Synopsis: Agent J travels in time to MIB’s early years in the 1960s, to stop an alien from assassinating his friend Agent K and changing history.
Stars: Will Smith, Tommy Lee Jones, Josh Brolin, Jemaine Clement, Michael Stuhlbarg, Emma Thompson
Director: Barry Sonnenfeld
Running Length: 103 minutes
Random Crew Highlight: Strange Woman (uncredited) ~ Jennifer Bartels
TMMM Score: (6.5/10)
Review: Dictionary.com defines serviceable as “capable of or ready for service; usable” and this is an exceedingly good way to describe Men in Black III. After a ten year hiatus MIB3 is being unleashed into theaters smack dab in the middle of prime summer kick off season. It’s a perfectly fine movie that never does more or less than is required of it. The problem with that is with The Avengers going above and beyond the call of duty and several other hotly anticipated films being released in the next few weeks is “perfectly fine” good enough?
The film is aided immensely by two new additions to the team. First up is screenwriter Etan Cohen who has worked closely with Mike Judge on King of the Hill and was the writer for Tropic Thunder. His screenplay has a nice creativity to it while furthering the story of our central characters. Cohen is smart enough to play to the strengths of both men and while Jones’ Agent K is absent most of the film, his doppelganger Brolin plays the young K with spot-on accuracy. Brolin is actually the other strong feature on display. As I mentioned before, he’s the perfect choice of a young Jones and nails the squinty glare and country twang that Jones should probably trademark.
Smith is an actor that’s really never done much for me and that opinion isn’t going to change based on his work here. I always feel that Smith is playing himself and has just showed up to say his lines and collect his check. Yes, he brings a certain suaveness and comedy to the role but how does it different from the suaveness and comedy of The Fresh Prince of Bel-Air or the suaveness and comedy of Hitch or the suaveness and comedy of Wild Wild West? I long for Smith to try something new and play a villain…not just an unlikable character.
Even if the film gives Smith a nice arc near the end it didn’t make-up for the previous ninety minutes of posing and smart alecky antics that feels out of date and incongruous with the free-spirited tone of the movie. Smith needs to take a page from Jones who displays the right amount of exhaustion and timing that the film deserves. He’s able to convey bemusement in a face with more lines than a Moliere play and not make you feel he’s running through the paces.
Supporting player Thompson also is smart enough to color her limited screen time with tongue planted firmly in cheek. With a perfectly coiffed head of hair and that no-nonsense accent, she’s a nice addition to the boys club although she disappears about halfway through and her presence in the final act is missed.
The main villain, Boris the Animal, is given life by Flight of the Conchords star Clement in an absurdly strange performance.
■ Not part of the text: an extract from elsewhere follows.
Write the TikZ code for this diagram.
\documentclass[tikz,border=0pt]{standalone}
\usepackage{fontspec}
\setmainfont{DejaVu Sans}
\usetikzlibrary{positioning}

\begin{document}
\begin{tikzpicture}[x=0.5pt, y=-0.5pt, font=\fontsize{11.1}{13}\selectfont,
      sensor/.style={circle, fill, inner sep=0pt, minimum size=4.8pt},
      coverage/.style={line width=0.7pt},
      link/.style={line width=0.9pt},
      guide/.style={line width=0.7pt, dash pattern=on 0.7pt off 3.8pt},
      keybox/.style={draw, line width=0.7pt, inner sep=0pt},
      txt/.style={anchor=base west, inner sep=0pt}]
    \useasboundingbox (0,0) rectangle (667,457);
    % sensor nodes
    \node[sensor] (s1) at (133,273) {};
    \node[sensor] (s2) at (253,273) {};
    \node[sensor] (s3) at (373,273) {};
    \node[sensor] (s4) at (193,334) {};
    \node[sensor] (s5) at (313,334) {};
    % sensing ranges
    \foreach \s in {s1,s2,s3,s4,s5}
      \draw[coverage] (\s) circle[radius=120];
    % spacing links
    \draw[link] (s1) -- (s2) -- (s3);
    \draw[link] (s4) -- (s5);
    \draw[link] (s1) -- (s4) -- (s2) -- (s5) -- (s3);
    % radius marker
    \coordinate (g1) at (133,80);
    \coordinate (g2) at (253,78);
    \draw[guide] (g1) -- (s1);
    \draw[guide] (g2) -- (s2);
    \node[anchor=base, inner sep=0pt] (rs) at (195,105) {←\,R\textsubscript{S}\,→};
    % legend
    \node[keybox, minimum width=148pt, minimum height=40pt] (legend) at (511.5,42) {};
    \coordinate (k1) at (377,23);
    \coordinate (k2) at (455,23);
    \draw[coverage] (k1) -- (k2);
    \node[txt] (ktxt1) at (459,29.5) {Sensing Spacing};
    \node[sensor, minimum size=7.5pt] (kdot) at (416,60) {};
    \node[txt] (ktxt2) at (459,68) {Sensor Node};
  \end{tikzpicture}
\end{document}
With a badly dubbed voice modulation, the impressive part here is Rick Baker’s fun creature effects. Like Boris, his imagination runs wild throughout the movie causing equal amounts of havoc for the characters and glee for the audience.
That’s where the Men in Black series has always excelled, the visual effects. Leaving no end of the galaxy unexplored the creative juices are squeezed for all they are worth and that’s where the real enjoyment of the film is to be had. The general plot concerning Agent J’s time-travel to 1969 to head off past and present Boris interacting with past Agent K is a nice structure to display mod elements both worldly and otherworldly.
Director Sonnenfeld is back for a third time as well and he continues to mine the talents he gained as a cinematographer (Misery, Big, When Harry Met Sally…, Blood Simple) by finding interesting angles and shots that work well with the 3D effects. It’s not at all necessary to see the film in 3D but if you do find yourself putting on the glasses, rest assured that it does look good. Danny Elfman’s score is more of the same…his recent work on Dark Shadows notwithstanding I think Elfman’s work all sounds like something off the same album.
While the first Men in Black was an ambitious romp, its sequel was a turgid mess of inflated egos and budgets run amok that made a lot of money while simultaneously turning its audience off. A decade later I feel a bit more forgiving and found some saving graces to this third entry. Aside from Smith’s half committed performance, this could be a worthwhile trip to the movies if your outer space needs have not yet been met.